Il serait fastidieux de commenter chaque mesure. Je compte néanmoins sur mes valeureux adversaires pour décrypter les intentions hollandaises sur la réforme des retraites, vous savez la mère de toutes les injustices. "Retraite à 60 ans avec 41,5 annuités", nous dit l'homme qui veut sauver la France du sarkozysme. Certes, il y a le mot magique — "60 ans"—, mais je flaire l'entourloupe: dans la vraie vie, ces "60 ans avec 41,5 années de cotisation" risquent d'amener beaucoup de gens à la retraite à 62 ans, non ?

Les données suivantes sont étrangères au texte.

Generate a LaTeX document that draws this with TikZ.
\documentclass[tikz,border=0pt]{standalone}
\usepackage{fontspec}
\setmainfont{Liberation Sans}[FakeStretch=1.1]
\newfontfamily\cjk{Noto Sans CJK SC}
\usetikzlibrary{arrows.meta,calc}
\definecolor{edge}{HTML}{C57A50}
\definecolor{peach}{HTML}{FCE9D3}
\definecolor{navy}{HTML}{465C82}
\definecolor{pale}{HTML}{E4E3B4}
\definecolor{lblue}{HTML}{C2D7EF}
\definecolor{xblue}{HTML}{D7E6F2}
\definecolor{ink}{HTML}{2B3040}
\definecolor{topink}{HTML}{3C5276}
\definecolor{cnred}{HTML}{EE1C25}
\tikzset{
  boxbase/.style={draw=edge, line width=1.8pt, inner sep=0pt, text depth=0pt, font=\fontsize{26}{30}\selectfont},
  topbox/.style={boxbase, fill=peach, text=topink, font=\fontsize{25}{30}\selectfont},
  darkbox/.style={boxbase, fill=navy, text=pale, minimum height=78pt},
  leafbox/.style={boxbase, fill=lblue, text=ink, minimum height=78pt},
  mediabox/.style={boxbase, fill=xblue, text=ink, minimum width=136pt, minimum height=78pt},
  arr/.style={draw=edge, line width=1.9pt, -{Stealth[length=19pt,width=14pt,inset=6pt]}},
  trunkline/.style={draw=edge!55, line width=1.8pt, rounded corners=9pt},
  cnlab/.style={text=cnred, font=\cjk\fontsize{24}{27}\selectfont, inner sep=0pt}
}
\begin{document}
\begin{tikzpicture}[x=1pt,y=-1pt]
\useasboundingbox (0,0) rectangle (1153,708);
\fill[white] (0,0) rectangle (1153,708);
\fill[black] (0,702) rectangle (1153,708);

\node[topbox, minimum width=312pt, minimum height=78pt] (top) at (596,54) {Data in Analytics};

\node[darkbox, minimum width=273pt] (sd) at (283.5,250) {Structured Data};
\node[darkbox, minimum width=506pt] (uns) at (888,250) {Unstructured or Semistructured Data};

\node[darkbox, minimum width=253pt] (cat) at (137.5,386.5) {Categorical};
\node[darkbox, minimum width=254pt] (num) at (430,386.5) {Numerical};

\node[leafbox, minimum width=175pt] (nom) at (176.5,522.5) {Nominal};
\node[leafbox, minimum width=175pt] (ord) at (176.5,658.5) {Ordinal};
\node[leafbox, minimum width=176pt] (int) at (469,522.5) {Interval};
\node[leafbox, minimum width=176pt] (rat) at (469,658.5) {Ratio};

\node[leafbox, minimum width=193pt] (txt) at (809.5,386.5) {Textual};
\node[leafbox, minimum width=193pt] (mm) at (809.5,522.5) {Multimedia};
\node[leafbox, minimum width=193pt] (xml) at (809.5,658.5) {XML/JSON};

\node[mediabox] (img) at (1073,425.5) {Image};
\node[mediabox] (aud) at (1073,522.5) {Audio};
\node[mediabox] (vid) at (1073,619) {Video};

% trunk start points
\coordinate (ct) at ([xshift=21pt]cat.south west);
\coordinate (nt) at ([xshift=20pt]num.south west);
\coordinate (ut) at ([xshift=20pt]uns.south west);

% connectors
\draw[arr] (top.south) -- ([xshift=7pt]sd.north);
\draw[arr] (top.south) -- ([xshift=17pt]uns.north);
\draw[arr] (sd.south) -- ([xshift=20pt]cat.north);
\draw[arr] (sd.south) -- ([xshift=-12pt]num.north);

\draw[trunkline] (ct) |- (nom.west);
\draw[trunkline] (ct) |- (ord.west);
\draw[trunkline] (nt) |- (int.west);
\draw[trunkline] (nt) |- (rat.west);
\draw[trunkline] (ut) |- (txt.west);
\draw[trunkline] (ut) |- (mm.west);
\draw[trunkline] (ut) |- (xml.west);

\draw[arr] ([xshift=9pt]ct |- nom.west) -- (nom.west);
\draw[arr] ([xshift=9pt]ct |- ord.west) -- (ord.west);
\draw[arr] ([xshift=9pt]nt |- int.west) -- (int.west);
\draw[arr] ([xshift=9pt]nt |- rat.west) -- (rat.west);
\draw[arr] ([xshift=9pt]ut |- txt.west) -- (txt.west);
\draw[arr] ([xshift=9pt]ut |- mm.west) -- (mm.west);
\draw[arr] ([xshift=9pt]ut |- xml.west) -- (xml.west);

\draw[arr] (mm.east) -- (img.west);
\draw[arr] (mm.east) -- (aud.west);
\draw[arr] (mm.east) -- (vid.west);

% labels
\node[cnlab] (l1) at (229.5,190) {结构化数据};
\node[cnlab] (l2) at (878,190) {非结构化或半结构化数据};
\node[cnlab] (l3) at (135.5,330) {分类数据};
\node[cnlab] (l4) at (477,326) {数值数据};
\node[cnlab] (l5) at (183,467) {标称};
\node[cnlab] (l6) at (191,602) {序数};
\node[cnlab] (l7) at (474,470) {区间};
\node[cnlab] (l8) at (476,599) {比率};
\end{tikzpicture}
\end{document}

On ne s'attardera pas sur le mariage gay, le droit de vote aux étrangers et le "droit de mourir dans la dignité", ce qui veut dire "euthanasie", qui font partie de la panoplie des droits nouveaux que la gauche offrira à la France — s'accrocher à la vie, c'est indigne ? Pour le reste, le candidat socialiste promet de créer des emplois publics en pagaille et de verser plus d'allocations aux plus pauvres, je n'ai rien contre. Mais il y a comme qui dirait une vague contradiction. Comment fera-t-on tout cela après le 3 juillet, date à laquelle, si j'en crois la "feuille de route", le Parlement, réuni en session extraordinaire, aura voté une "loi de programmation pluriannuelle des finances publiques. Un texte qui, quelles que soient les réformes engagées durant le quinquennat, bordera l'action gouvernementale, avec l'engagement de tenir l'objectif de zéro déficit en 2017" ?

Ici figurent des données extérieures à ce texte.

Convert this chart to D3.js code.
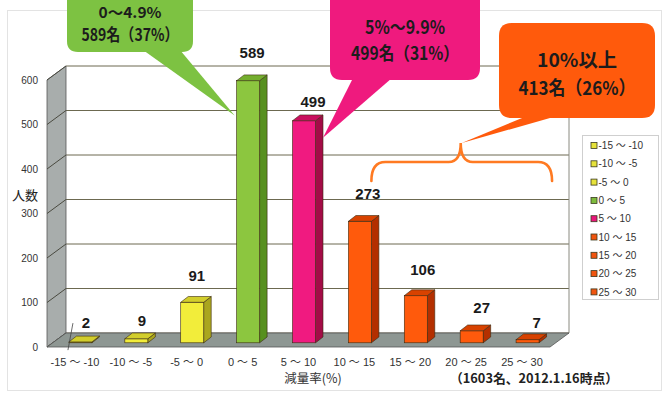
<!DOCTYPE html>
<html>
<head>
<meta charset="utf-8">
<script src="https://cdn.jsdelivr.net/npm/d3@7"></script>
<style>
  html, body { margin: 0; padding: 0; background: #fff; }
  svg { display: block; }
</style>
</head>
<body>
<div id="chart"></div>
<script>
// ---- data ----
const categories = ["-15 ～ -10", "-10 ～ -5", "-5 ～ 0", "0 ～ 5", "5 ～ 10", "10 ～ 15", "15 ～ 20", "20 ～ 25", "25 ～ 30"];
const values = [2, 9, 91, 589, 499, 273, 106, 27, 7];
const groups = ["low", "low", "low", "mid", "high", "top", "top", "top", "top"];
const yTicks = [0, 100, 200, 300, 400, 500, 600];
const yTitle = "人数";
const xTitle = "減量率(%)";
const note = "（1603名、2012.1.16時点）";
const calloutRange = ["0～4.9%", "5%～9.9%", "10%以上"];
const calloutCount = ["589名（37%）", "499名（31%）", "413名（26%）"];

// ---- styling ----
const palette = {
  low:  { front: "#f2ed3a", side: "#aaa61e", top: "#d2ce2c", key: "#e6e23a" },
  mid:  { front: "#8cc63f", side: "#57901f", top: "#74ae2e", key: "#7dbb3c" },
  high: { front: "#f01a80", side: "#a30c47", top: "#c9105e", key: "#e8167a" },
  top:  { front: "#ff5a0c", side: "#b32f00", top: "#d84200", key: "#f0540e" }
};
const calloutFill = ["#7dc242", "#ef1a7e", "#ff5a0c"];

const W = 666, H = 395;
const svg = d3.select("#chart").append("svg").attr("width", W).attr("height", H);
svg.append("rect").attr("width", W).attr("height", H).attr("fill", "#fff");

// chart area frame
svg.append("rect").attr("x", 7.5).attr("y", 10.5).attr("width", 654).attr("height", 380)
  .attr("fill", "none").attr("stroke", "#e3e3e3");

// ---- scales (front plane) + depth vector ----
const x = d3.scaleBand().domain(categories).range([47, 550]);
const y = d3.scaleLinear().domain([0, 600]).range([347, 80]);
const DX = 19, DY = -14;           // full floor depth
const BAR_W = 23, BDX = 7.5, BDY = -5.8, BZ = 4.2, BSHIFT = 5.5;

const x0 = x.range()[0], x1 = x.range()[1];
const font = "'Liberation Sans', Arial, 'Noto Sans CJK JP', sans-serif";
const jp = "'Noto Sans CJK JP', 'Liberation Sans', sans-serif";

// back wall
svg.append("polygon")
  .attr("points", [[x0 + DX, y(600) + DY], [x1 + DX, y(600) + DY], [x1 + DX, y(0) + DY], [x0 + DX, y(0) + DY]].join(" "))
  .attr("fill", "#fff");

// gridlines on back wall
svg.append("g").selectAll("line").data(yTicks).join("line")
  .attr("x1", x0 + DX).attr("x2", x1 + DX)
  .attr("y1", d => y(d) + DY).attr("y2", d => y(d) + DY)
  .attr("stroke", "#6c6950").attr("stroke-width", 1);

// right edge of back wall
svg.append("line").attr("x1", x1 + DX).attr("x2", x1 + DX)
  .attr("y1", y(600) + DY).attr("y2", y(0) + DY)
  .attr("stroke", "#8a8a80").attr("stroke-width", 1);

// left wall
svg.append("polygon")
  .attr("points", [[x0, y(600)], [x0 + DX, y(600) + DY], [x0 + DX, y(0) + DY], [x0, y(0)]].join(" "))
  .attr("fill", "#a8adac").attr("stroke", "#555").attr("stroke-width", 0.8);
svg.append("g").selectAll("line").data(yTicks).join("line")
  .attr("x1", x0).attr("x2", x0 + DX)
  .attr("y1", d => y(d)).attr("y2", d => y(d) + DY)
  .attr("stroke", "#4a4a40").attr("stroke-width", 1);

// floor
svg.append("polygon")
  .attr("points", [[x0, y(0)], [x0 + DX, y(0) + DY], [x1 + DX, y(0) + DY], [x1, y(0)]].join(" "))
  .attr("fill", "#8e9793").attr("stroke", "#555").attr("stroke-width", 0.8);

// y tick labels
svg.append("g").selectAll("text").data(yTicks).join("text")
  .attr("x", 38).attr("y", d => y(d) + 3.5)
  .attr("text-anchor", "end").attr("font-family", font).attr("font-size", 10)
  .attr("fill", "#333").text(d => d);

svg.append("text").attr("x", 25).attr("y", 200).attr("text-anchor", "middle")
  .attr("font-family", jp).attr("font-size", 13).attr("fill", "#222").text(yTitle);

// ---- bars ----
const barLeft = c => x(c) + x.bandwidth() / 2 - BAR_W / 2 + BSHIFT;
const bars = svg.append("g").selectAll("g").data(categories).join("g");
bars.each(function (c, i) {
  const g = d3.select(this);
  const p = palette[groups[i]];
  const L = barLeft(c), R = L + BAR_W;
  const base = y(0) - BZ, top = y(values[i]) - BZ;
  g.append("polygon")
    .attr("points", [[R, top], [R + BDX, top + BDY], [R + BDX, base + BDY], [R, base]].join(" "))
    .attr("fill", p.side).attr("stroke", "#3a2a10").attr("stroke-width", 0.6);
  g.append("rect").attr("x", L).attr("y", top).attr("width", BAR_W).attr("height", Math.max(0.01, base - top))
    .attr("fill", p.front).attr("stroke", "#3a2a10").attr("stroke-width", 0.6);
  g.append("polygon")
    .attr("points", [[L, top], [L + BDX, top + BDY], [R + BDX, top + BDY], [R, top]].join(" "))
    .attr("fill", p.top).attr("stroke", "#3a2a10").attr("stroke-width", 0.6);
});

// value labels (per-label nudges for readability)
const labelDx = [5.5, 5.5, 4.5, 4, 9, 8, 7, 10, 9];
const labelLift = [8, 6.5, 16, 16.5, 7.5, 17, 15, 11.5, 6];
svg.append("g").selectAll("text").data(categories).join("text")
  .attr("x", (c, i) => barLeft(c) + BAR_W / 2 + labelDx[i])
  .attr("y", (c, i) => y(values[i]) - BZ + BDY - labelLift[i])
  .attr("text-anchor", "middle").attr("font-family", font).attr("font-weight", "bold")
  .attr("font-size", 15).attr("fill", "#1a1a1a")
  .text((c, i) => values[i]);

// leader for the smallest label
{
  const lx = barLeft(categories[0]) + BAR_W / 2 + labelDx[0];
  const ly = y(values[0]) - BZ + BDY - labelLift[0];
  svg.append("line").attr("x1", lx - 13).attr("y1", ly - 5).attr("x2", lx - 18).attr("y2", ly + 22)
    .attr("stroke", "#444").attr("stroke-width", 0.8);
}

// x labels
svg.append("g").selectAll("text").data(categories).join("text")
  .attr("x", c => x(c) + x.bandwidth() / 2).attr("y", 366)
  .attr("text-anchor", "middle").attr("font-family", font).attr("font-size", 11)
  .attr("fill", "#333").text(c => c);

svg.append("text").attr("x", 313).attr("y", 383).attr("text-anchor", "middle")
  .attr("font-family", jp).attr("font-size", 12.5).attr("fill", "#333").text(xTitle);

svg.append("text").attr("x", 534).attr("y", 383).attr("text-anchor", "middle")
  .attr("font-family", jp).attr("font-size", 13).attr("font-weight", "bold").attr("fill", "#222")
  .attr("textLength", 168).attr("lengthAdjust", "spacingAndGlyphs").text(note);

// ---- legend ----
const lg = svg.append("g");
lg.append("rect").attr("x", 582.5).attr("y", 135.5).attr("width", 76).attr("height", 164)
  .attr("fill", "#fff").attr("stroke", "#cfcfcf");
categories.forEach((c, i) => {
  const cy = 145.5 + i * 18.3;
  lg.append("rect").attr("x", 591).attr("y", cy - 3).attr("width", 6).attr("height", 6)
    .attr("fill", palette[groups[i]].key).attr("stroke", "#3a3a20").attr("stroke-width", 0.8);
  lg.append("text").attr("x", 598.5).attr("y", cy + 3.6).attr("font-family", font)
    .attr("font-size", 10).attr("fill", "#333").text(c);
});

// ---- brace over the 10%+ bars ----
const bL = barLeft(categories[5]) + BAR_W;
const bR = barLeft(categories[8]) + BAR_W + 13;
const bM = (bL + bR) / 2 - 1;
const yEnd = 181, yMid = 162, yPeak = 143;
svg.append("path")
  .attr("d", `M${bL},${yEnd} C${bL},${yMid + 7} ${bL + 4},${yMid} ${bL + 14},${yMid}
     L${bM - 12},${yMid} C${bM - 4},${yMid} ${bM},${yMid - 6} ${bM},${yPeak}
     C${bM},${yMid - 6} ${bM + 4},${yMid} ${bM + 12},${yMid}
     L${bR - 14},${yMid} C${bR - 4},${yMid} ${bR},${yMid + 7} ${bR},${yEnd}`)
  .attr("fill", "none").attr("stroke", "#ff7a22").attr("stroke-width", 2.6).attr("stroke-linecap", "round");

// ---- callouts ----
function roundRect(x0, y0, x1, y1, r) {
  return `M${x0 + r},${y0} L${x1 - r},${y0} Q${x1},${y0} ${x1},${y0 + r} L${x1},${y1 - r} Q${x1},${y1} ${x1 - r},${y1}
          L${x0 + r},${y1} Q${x0},${y1} ${x0},${y1 - r} L${x0},${y0 + r} Q${x0},${y0} ${x0 + r},${y0} Z`;
}
const callouts = [
  { box: [67, -14, 193, 52], r: 11, tail: [[143, 50], [barLeft(categories[3]) - 2, y(520)], [180, 50]],
    lines: [{ y: 18, size: 15, len: 63 }, { y: 41, size: 17, len: 97 }] },
  { box: [330, -14, 480, 80], r: 12, tail: [[353, 78], [barLeft(categories[4]) + BAR_W + BDX, y(470)], [392, 78]],
    lines: [{ y: 34, size: 18, len: 80 }, { y: 60, size: 18, len: 108 }] },
  { box: [499, 23, 655, 118], r: 13, tail: [[527, 116], [bM + 1, yPeak], [557, 116]],
    lines: [{ y: 67, size: 19, len: 80 }, { y: 95, size: 19, len: 117 }] }
];
callouts.forEach((co, i) => {
  const g = svg.append("g");
  g.append("path").attr("d", roundRect(...co.box, co.r)).attr("fill", calloutFill[i]);
  g.append("polygon").attr("points", co.tail.join(" ")).attr("fill", calloutFill[i]);
  const cx = (co.box[0] + co.box[2]) / 2;
  [calloutRange[i], calloutCount[i]].forEach((t, k) => {
    g.append("text").attr("x", cx).attr("y", co.lines[k].y).attr("text-anchor", "middle")
      .attr("font-family", jp).attr("font-weight", "bold").attr("font-size", co.lines[k].size)
      .attr("fill", "#1c1c1c").attr("textLength", co.lines[k].len).attr("lengthAdjust", "spacingAndGlyphs")
      .text(t);
  });
});
</script>
</body>
</html>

Et là, chers amis, il y a foutage de gueule. Je veux bien qu'on embauche des fonctionnaires et qu'on augmente les allocations de ceci ou de cela, mais sauf à piquer leurs biens à tous ceux qui gagnent plus de 4000,00 € par mois (ce qui, pour Hollande, définissait les riches il y a trois ans) après les avoir guillotinés ou enfermés, je ne vois pas comment cela va nous amener à "zéro déficit" en 2017.

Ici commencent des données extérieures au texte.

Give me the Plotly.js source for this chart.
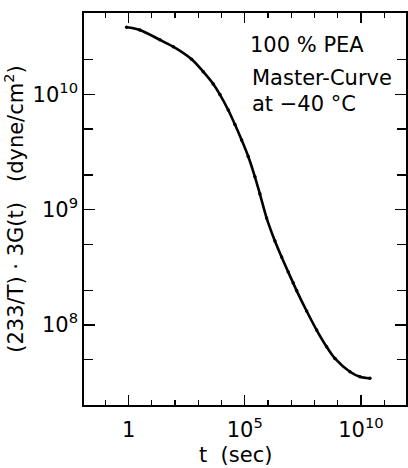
<!DOCTYPE html>
<html>
<head>
<meta charset="utf-8">
<script src="https://cdn.plot.ly/plotly-3.0.1.min.js"></script>
<style>html,body{margin:0;padding:0;background:#fff;}#chart{width:408px;height:468px;}</style>
</head>
<body>
<div id="chart"></div>
<script>
// log10 of time t (sec)
const logT = [-0.086, 0.486, 1.347, 1.920, 2.712, 3.211, 3.642, 3.931, 4.288, 4.577, 4.864, 5.149, 5.437, 5.652, 5.941, 6.298, 6.586, 6.870, 7.086, 7.232, 7.662, 8.093, 8.523, 8.881, 9.526, 9.957, 10.387];
// log10 of (233/T)*3G(t) in dyne/cm^2
const logG = [10.581, 10.558, 10.472, 10.413, 10.304, 10.196, 10.089, 9.998, 9.864, 9.738, 9.604, 9.461, 9.285, 9.135, 8.927, 8.728, 8.589, 8.459, 8.363, 8.298, 8.121, 7.956, 7.811, 7.710, 7.594, 7.551, 7.537];

const xTickVals = [1, 1e5, 1e10];
const xTickText = ['1', '10<sup>5</sup>', '10<sup>10</sup>'];
const xMinorVals = [0.1, 10, 100, 1e3, 1e4, 1e6, 1e7, 1e8, 1e9, 1e11];
const yTickVals = [1e8, 1e9, 1e10];
const yTickText = ['10<sup>8</sup>', '10<sup>9</sup>', '10<sup>10</sup>'];
const yMinorVals = [5e7, 2e8, 5e8, 2e9, 5e9, 2e10];

const t = logT.map(v => Math.pow(10, v));
const G = logG.map(v => Math.pow(10, v));

const font = {family: 'DejaVu Sans, sans-serif', size: 21, color: '#000'};

const trace = {
  x: t, y: G, type: 'scatter', mode: 'lines+markers',
  line: {color: '#000', width: 2.6, shape: 'spline', smoothing: 0.9},
  marker: {color: '#000', size: 3.5},
  hoverinfo: 'none'
};

const layout = {
  width: 408, height: 468,
  margin: {l: 84, r: 2, t: 13, b: 63},
  paper_bgcolor: '#fff', plot_bgcolor: '#fff',
  showlegend: false,
  font: font,
  xaxis: {
    type: 'log', range: [-1.92, 11.94],
    tickmode: 'array', tickvals: xTickVals, ticktext: xTickText,
    ticks: 'inside', ticklen: 10, tickwidth: 1.3, tickcolor: '#000',
    ticklabelstandoff: 5,
    minor: {tickmode: 'array', tickvals: xMinorVals, ticks: 'inside', ticklen: 5, tickwidth: 1.3, tickcolor: '#000', showgrid: false},
    showline: true, linecolor: '#000', linewidth: 1.8, mirror: 'ticks',
    showgrid: false, zeroline: false,
    tickfont: font
  },
  yaxis: {
    type: 'log', range: [7.306, 10.705],
    tickmode: 'array', tickvals: yTickVals, ticktext: yTickText,
    ticks: 'inside', ticklen: 11, tickwidth: 1.3, tickcolor: '#000',
    minor: {tickmode: 'array', tickvals: yMinorVals, ticks: 'inside', ticklen: 9, tickwidth: 1.3, tickcolor: '#000', showgrid: false},
    showline: true, linecolor: '#000', linewidth: 1.8, mirror: 'ticks',
    showgrid: false, zeroline: false,
    tickfont: font,
    title: {text: '(233/T) · 3G(t)   (dyne/cm<sup>2</sup>)', font: font, standoff: 6}
  },
  annotations: [
    {xref: 'paper', yref: 'paper', x: 0.469, y: -0.128, xanchor: 'center', yanchor: 'middle', text: 't  (sec)', showarrow: false, font: font},
    {xref: 'paper', yref: 'paper', x: 0.509, y: 0.919, xanchor: 'left', yanchor: 'middle', text: '100 % PEA', showarrow: false, font: font},
    {xref: 'paper', yref: 'paper', x: 0.515, y: 0.833, xanchor: 'left', yanchor: 'middle', text: 'Master-Curve', showarrow: false, font: font},
    {xref: 'paper', yref: 'paper', x: 0.515, y: 0.768, xanchor: 'left', yanchor: 'middle', text: 'at −40 °C', showarrow: false, font: font}
  ]
};

Plotly.newPlot('chart', [trace], layout, {staticPlot: true, displayModeBar: false});
</script>
</body>
</html>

Vous me direz que le président sortant ne propose pas autre chose: «Toutes mes propositions, a-t-il dit, s'articulent autour d'un objectif: l'équilibre des finances publiques en 2016» — ça fait rêver, non ? Il me semble cependant qu'il se fiche un peu moins de nous puisqu'il ne propose pas en prime de recruter des fonctionnaires à tour de bras. Quoi qu'il en soit, ce n'est pas tout-à-fait blanc bonnet et bonnet blanc, mais dans la vraie vie, je ne suis pas sûre qu'on fera la différence. Je ne veux pas faire de la peine aux gens qui dorment bien parce qu'ils sont de gauche et détestent Nicolas Sarkozy, mais sur des broutilles comme l'Europe, l'euro et le libre-échange, on dirait bien que nos duettistes sont assez d'accord. Alors, profitons des quelques semaines qui nous séparent de l'élection, parce que j'ai comme l'impression qu'après, on ne va pas rigoler. Même quand on est "de gauche".